Vom ewigen Eis ist wenig über. Nur vereinzelt kleben Altschneefelder in den Senken und Klüften, aufgeweicht von warmen Sommermonaten trotzen sie der Herbstsonne. Die Nebel der letzten Tage sind die Flanken der umgebenden Gipfel hinaufgeklettert, verwandeln das kleine Plateau zu einer Aussichtsplattform mit Endlosaussicht: Richtung Norden fällt der Blick hinunter ins Ötztal, nach Süden ins Schnalstal, wo am Talausgang der türkisblauer Speicherteich von Vernagt heraufblinzelt. Eine alpine Passhöhe aus dem Lehrbuch. Und ein Ort, an dem Geschichte geschrieben wurde.

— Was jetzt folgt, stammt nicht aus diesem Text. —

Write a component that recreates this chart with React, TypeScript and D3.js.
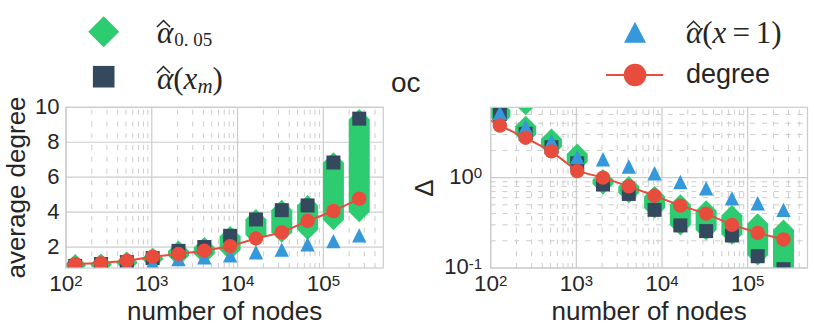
import React from "react";
import * as d3 from "d3";

// ---------- data ----------
const nodes = [64, 128, 256, 512, 1024, 2048, 4096, 8192, 16384, 32768, 65536, 131072, 262144];

// left panel: average degree
const degreeAvg = [0.95, 1.03, 1.08, 1.22, 1.45, 1.6, 1.79, 2.05, 2.49, 2.84, 3.49, 4.06, 4.77];
const xmAvg = [null, 0.92, 1.03, 1.14, 1.37, 1.78, 2.0, 2.64, 3.58, 4.11, 4.38, 6.84, 9.35];
const x1Avg = [null, 0.88, 0.93, 1.0, 1.1, 1.31, 1.41, 1.53, 1.7, 1.85, 2.15, 2.34, 2.67];
const a005Avg: [number, number][][] = [
  [], [[0.92, 1.0]], [[0.97, 1.03]], [[1.08, 1.14]], [[1.3, 1.36]], [[1.5, 1.77]], [[1.62, 1.97]],
  [[1.85, 2.6]], [[2.7, 3.58]], [[2.85, 4.1]], [[3.0, 4.38]], [[3.56, 6.82]], [[4.02, 9.3]],
];

// right panel: Delta
const degreeDelta = [5.4, 3.77, 2.76, 1.95, 1.18, 1.0, 0.8, 0.63, 0.49, 0.4, 0.3, 0.245, 0.207];
const xmDelta = [null, 5.1, 3.06, 2.17, 1.44, 0.84, 0.66, 0.44, 0.296, 0.256, 0.229, 0.135, 0.097];
const x1Delta = [null, 5.2, 3.65, 2.53, 1.69, 1.6, 1.33, 1.12, 0.895, 0.76, 0.59, 0.52, 0.44];
const a005Delta: [number, number][][] = [
  [], [[4.7, 5.6]], [[3.0, 3.7], [6.4, 6.4]], [[2.2, 2.67]], [[1.5, 1.82]], [[0.85, 0.95]], [[0.68, 0.8]],
  [[0.46, 0.62]], [[0.3, 0.5]], [[0.265, 0.43]], [[0.237, 0.38]], [[0.139, 0.308]], [[0.09, 0.263]],
];

const xTicks = [100, 1000, 10000, 100000];
const xTickExp = ["2", "3", "4", "5"];
const leftYTicks = [2, 4, 6, 8, 10];
const rightYTicks = [0.1, 1];
const rightYTickExp = ["-1", "0"];

// ---------- style ----------
const GREEN = "#2ecc71";
const DARK = "#34495e";
const BLUE = "#3498db";
const RED = "#e74c3c";
const GRID = "#cccccc";
const TEXT = "#262626";
const SANS = "'Liberation Sans', Arial, sans-serif";
const SERIF = "'Liberation Serif', 'Times New Roman', serif";

const X_DOMAIN: [number, number] = [100, 5e5];
const TOP = 107.3;
const BOTTOM = 268;

function minorTicks(lo: number, hi: number) {
  const out: number[] = [];
  for (let d = Math.floor(Math.log10(lo)) - 1; d <= Math.ceil(Math.log10(hi)); d++) {
    for (let k = 2; k <= 9; k++) {
      const v = k * Math.pow(10, d);
      if (v > lo && v < hi) out.push(v);
    }
  }
  return out;
}

type Scale = (v: number) => number;

function Panel(props: {
  id: string;
  x0: number;
  x1: number;
  y: Scale;
  yMajor: number[];
  yMinor: number[];
  degree: number[];
  xm: (number | null)[];
  x1v: (number | null)[];
  green: [number, number][][];
}) {
  const { id, x0, x1, y, yMajor, yMinor, degree, xm, x1v, green } = props;
  const x = d3.scaleLog().domain(X_DOMAIN).range([x0, x1]);
  const xMinor = minorTicks(X_DOMAIN[0], X_DOMAIN[1]);
  const dash = "5 6.8";
  const r = 10.5;
  const hex = (cx: number, lo: number, hi: number) => {
    const yt = y(hi);
    const yb = y(lo);
    return `M${cx},${yt - r}L${cx + r},${yt}L${cx + r},${yb}L${cx},${yb + r}L${cx - r},${yb}L${cx - r},${yt}Z`;
  };
  const line = d3
    .line<number>()
    .x((_, i) => x(nodes[i]))
    .y((d) => y(d));
  const s = 7;
  return (
    <g>
      <defs>
        <clipPath id={id}>
          <rect x={x0} y={TOP} width={x1 - x0} height={BOTTOM - TOP} />
        </clipPath>
      </defs>
      {xMinor.map((v) => (
        <line key={"xm" + v} x1={x(v)} x2={x(v)} y1={BOTTOM} y2={TOP} stroke={GRID} strokeWidth={1} strokeDasharray={dash} />
      ))}
      {yMinor.map((v) => (
        <line key={"ym" + v} x1={x0} x2={x1} y1={y(v)} y2={y(v)} stroke={GRID} strokeWidth={1} strokeDasharray={dash} />
      ))}
      {xTicks.map((v) => (
        <line key={"xM" + v} x1={x(v)} x2={x(v)} y1={BOTTOM} y2={TOP} stroke={GRID} strokeWidth={1.2} />
      ))}
      {yMajor.map((v) => (
        <line key={"yM" + v} x1={x0} x2={x1} y1={y(v)} y2={y(v)} stroke={GRID} strokeWidth={1.2} />
      ))}
      <g clipPath={`url(#${id})`}>
        {green.map((segs, i) =>
          segs.map((sg, j) => <path key={`g${i}-${j}`} d={hex(x(nodes[i]), sg[0], sg[1])} fill={GREEN} />)
        )}
        {xm.map((v, i) =>
          v == null ? null : (
            <rect key={"s" + i} x={x(nodes[i]) - s} y={y(v) - s} width={2 * s} height={2 * s} fill={DARK} />
          )
        )}
        {x1v.map((v, i) =>
          v == null ? null : (
            <path
              key={"t" + i}
              d={`M${x(nodes[i])},${y(v) - 7.2}L${x(nodes[i]) + 7.2},${y(v) + 7.2}L${x(nodes[i]) - 7.2},${y(v) + 7.2}Z`}
              fill={BLUE}
            />
          )
        )}
        <path d={line(degree) || ""} fill="none" stroke={RED} strokeWidth={2} />
        {degree.map((v, i) => (
          <circle key={"c" + i} cx={x(nodes[i])} cy={y(v)} r={7.2} fill={RED} />
        ))}
      </g>
      <rect x={x0} y={TOP} width={x1 - x0} height={BOTTOM - TOP} fill="none" stroke={GRID} strokeWidth={1.2} />
      {xTicks.map((v, i) => (
        <text key={"xl" + v} x={x(v)} y={291.3} textAnchor="middle" fontFamily={SANS} fontSize={22.5} fill={TEXT}>
          10<tspan fontSize={15} dy={-5.5}>{xTickExp[i]}</tspan>
        </text>
      ))}
      <text x={(x0 + x1) / 2} y={319.5} textAnchor="middle" fontFamily={SANS} fontSize={26} fill={TEXT}>
        number of nodes
      </text>
    </g>
  );
}

function Hat(props: { x: number; baseline: number }) {
  const { x, baseline } = props;
  const yt = baseline - 22;
  const yb = baseline - 15.5;
  return (
    <path
      d={`M${x},${yb}L${x + 6.5},${yt}L${x + 13},${yb}`}
      fill="none"
      stroke={TEXT}
      strokeWidth={1.5}
      strokeLinejoin="miter"
    />
  );
}

export default function App() {
  const yLeft = d3.scaleLinear().domain([0.8, 10]).range([BOTTOM, TOP]);
  const yRight = d3.scaleLog().domain([0.1, 6]).range([BOTTOM, TOP]);
  const rightMinor = minorTicks(0.1, 6);
  return (
    <svg width={814} height={328} style={{ position: "absolute", left: 0, top: 0, background: "#fff" }}>
      <rect width={814} height={328} fill="#fff" />
      <Panel
        id="clipL"
        x0={66}
        x1={383.3}
        y={yLeft}
        yMajor={leftYTicks}
        yMinor={[]}
        degree={degreeAvg}
        xm={xmAvg}
        x1v={x1Avg}
        green={a005Avg}
      />
      <Panel
        id="clipR"
        x0={490.7}
        x1={807.5}
        y={yRight}
        yMajor={rightYTicks}
        yMinor={rightMinor}
        degree={degreeDelta}
        xm={xmDelta}
        x1v={x1Delta}
        green={a005Delta}
      />
      {leftYTicks.map((v) => (
        <text key={"ly" + v} x={59.5} y={yLeft(v) + 7} textAnchor="end" fontFamily={SANS} fontSize={22} fill={TEXT}>
          {v}
        </text>
      ))}
      <text transform={`translate(25,187.5) rotate(-90)`} textAnchor="middle" fontFamily={SANS} fontSize={26} fill={TEXT}>
        average degree
      </text>
      {rightYTicks.map((v, i) => (
        <text key={"ry" + v} x={482} y={yRight(v) + 6.2} textAnchor="end" fontFamily={SANS} fontSize={22} fill={TEXT}>
          10<tspan fontSize={15} dy={-5.5}>{rightYTickExp[i]}</tspan>
        </text>
      ))}
      <text transform={`translate(433,188) rotate(-90)`} textAnchor="middle" fontFamily={SANS} fontSize={26} fill={TEXT}>
        Δ
      </text>
      <text x={391} y={92} fontFamily={SANS} fontSize={28} fill={TEXT}>
        oc
      </text>
      {/* legend 1 */}
      <path d="M103.7,16.2L119.2,31.7L103.7,47.2L88.2,31.7Z" fill={GREEN} />
      <Hat x={157} baseline={42.5} />
      <text x={157} y={42.5} fontFamily={SERIF} fontSize={31} fill={TEXT}>
        <tspan fontStyle="italic">α</tspan>
        <tspan fontSize={19} dy={3} dx={1}>0. 05</tspan>
      </text>
      <rect x={92.9} y={65.9} width={21.6} height={21.6} fill={DARK} />
      <Hat x={157} baseline={88.5} />
      <text x={157} y={88.5} fontFamily={SERIF} fontSize={31} fill={TEXT}>
        <tspan fontStyle="italic">α</tspan>
        <tspan>(</tspan>
        <tspan fontStyle="italic">x</tspan>
        <tspan fontStyle="italic" fontSize={21} dy={4}>m</tspan>
        <tspan dy={-4}>)</tspan>
      </text>
      {/* legend 2 */}
      <path d="M635,21.7L646,42.7L624,42.7Z" fill={BLUE} />
      <Hat x={687} baseline={43.3} />
      <text x={686} y={43.3} fontFamily={SERIF} fontSize={31} fill={TEXT}>
        <tspan fontStyle="italic">α</tspan>
        <tspan>(</tspan>
        <tspan fontStyle="italic">x</tspan>
        <tspan dx={6}>=</tspan>
        <tspan dx={6}>1</tspan>
        <tspan>)</tspan>
      </text>
      <line x1={606} x2={663.3} y1={75} y2={75} stroke={RED} strokeWidth={2} />
      <circle cx={635} cy={75} r={11.3} fill={RED} />
      <text x={686} y={83.3} fontFamily={SANS} fontSize={27} fill={TEXT}>
        degree
      </text>
    </svg>
  );
}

Vor 30 Jahren, am 19. September 1991, entdeckt ein deutsches Wanderer-Ehepaar hier, am Tisenjoch auf 3210 Meter Seehöhe, einen skelettierten Hinterkopf aus einem angetauten Eisfeld hinter einem Stein ragen. Erika und Helmut Simonglauben zunächst an einen verunglückten Bergsteiger. Sie melden ihren Fund in der nahen Similaunhütte – und steigen ins Tal ab. An diesem Donnerstag ahnt noch niemand, welche Bedeutung die ledrige Leiche wenig später haben wird.